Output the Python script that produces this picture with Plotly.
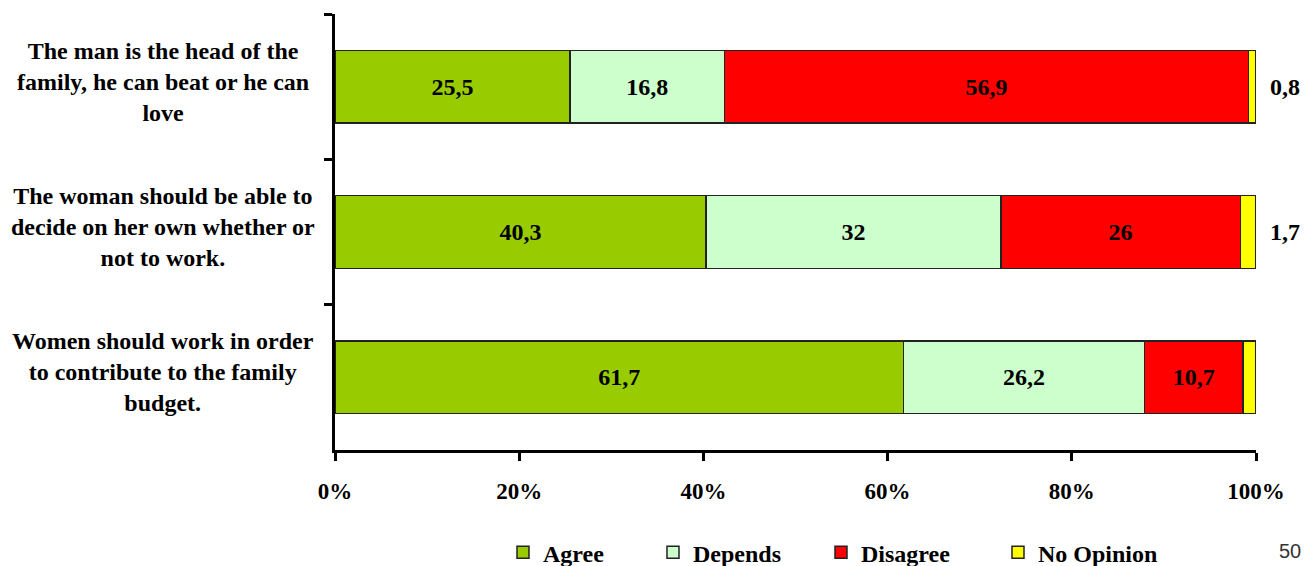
import plotly.graph_objects as go

# Survey statements (top to bottom) and answer shares in percent
statements = [
    "The man is the head of the<br>family, he can beat or he can<br>love",
    "The woman should be able to<br>decide on her own whether or<br>not to work.",
    "Women should work in order<br>to contribute to the family<br>budget.",
]
agree = [25.5, 40.3, 61.7]
depends = [16.8, 32, 26.2]
disagree = [56.9, 26, 10.7]
no_opinion = [0.8, 1.7, 1.4]

series_names = ["Agree", "Depends", "Disagree", "No Opinion"]
series_values = [agree, depends, disagree, no_opinion]
series_colors = ["#99CC00", "#CCFFCC", "#FF0000", "#FFFF00"]
legend_widths = [105, 123, 132, 130]

x_ticks = [0, 20, 40, 60, 80, 100]
x_tick_labels = [f"{t}%" for t in x_ticks]

SERIF = "Liberation Serif"


def fmt(v):
    return f"{v:g}".replace(".", ",")


fig = go.Figure()
for name, vals, color, lw in zip(series_names, series_values, series_colors, legend_widths):
    inside = name != "No Opinion"
    fig.add_trace(go.Bar(
        name=name,
        y=statements,
        x=vals,
        orientation="h",
        marker=dict(color=color, line=dict(color="#222222", width=1.5)),
        text=[fmt(v) for v in vals] if inside else None,
        textposition="inside" if inside else "none",
        insidetextanchor="middle",
        textfont=dict(family=SERIF, size=24, color="black", weight="bold"),
        legendwidth=lw,
        hoverinfo="x+name",
    ))

# values of the thin last segment, written just past the bar end
totals = [a + b + c + d for a, b, c, d in zip(agree, depends, disagree, no_opinion)]
for s, tot, v in zip(statements, totals, no_opinion):
    fig.add_annotation(
        x=tot, y=s, xref="x", yref="y", text=fmt(v), showarrow=False,
        xanchor="left", xshift=12,
        font=dict(family=SERIF, size=24, color="black", weight="bold"),
    )

# category labels, centred block to the left of the axis
for s in statements:
    fig.add_annotation(
        x=0, y=s, xref="paper", yref="y", text=s, showarrow=False,
        xanchor="center", xshift=-172, yshift=5, align="center",
        font=dict(family=SERIF, size=24, color="black", weight="bold"),
    )

# page number
fig.add_annotation(
    x=1.0369, y=-0.2306, xref="paper", yref="paper", text="50", showarrow=False,
    xanchor="center", yanchor="middle",
    font=dict(family="Liberation Sans", size=20, color="#333333"),
)

fig.update_layout(
    width=1311, height=566,
    margin=dict(l=335, r=55, t=14, b=116, autoexpand=False),
    barmode="stack",
    bargap=0.5,
    plot_bgcolor="white",
    paper_bgcolor="white",
    showlegend=True,
    legend=dict(
        orientation="h", x=0.1824, xanchor="left", y=-0.2352, yanchor="middle",
        font=dict(family=SERIF, size=24, color="black", weight="bold"),
        traceorder="normal", bgcolor="rgba(0,0,0,0)",
    ),
    xaxis=dict(
        range=[0, 100], tickvals=x_ticks, ticktext=x_tick_labels,
        showline=True, linewidth=3, linecolor="black",
        ticks="outside", ticklen=8, tickwidth=3, tickcolor="black",
        showgrid=False, zeroline=False,
        tickfont=dict(family=SERIF, size=23, color="black", weight="bold"),
        ticklabelstandoff=10,
    ),
    yaxis=dict(
        autorange="reversed",
        showline=True, linewidth=3, linecolor="black",
        ticks="outside", tickson="boundaries", ticklen=8, tickwidth=3, tickcolor="black",
        showticklabels=False, showgrid=False, zeroline=False,
    ),
)

fig.write_html("out.html")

==*==

EXERCISE AIM
Go from the first line of the data above to the line containing "no_opinion = [0.8, 1.7, 1.4]" and retype exactly those lines, both included, but none of the pictures.

RESULT FOR THIS TASK
Output the Python script that produces this picture with Plotly.
import plotly.graph_objects as go

# Survey statements (top to bottom) and answer shares in percent
statements = [
    "The man is the head of the<br>family, he can beat or he can<br>love",
    "The woman should be able to<br>decide on her own whether or<br>not to work.",
    "Women should work in order<br>to contribute to the family<br>budget.",
]
agree = [25.5, 40.3, 61.7]
depends = [16.8, 32, 26.2]
disagree = [56.9, 26, 10.7]
no_opinion = [0.8, 1.7, 1.4]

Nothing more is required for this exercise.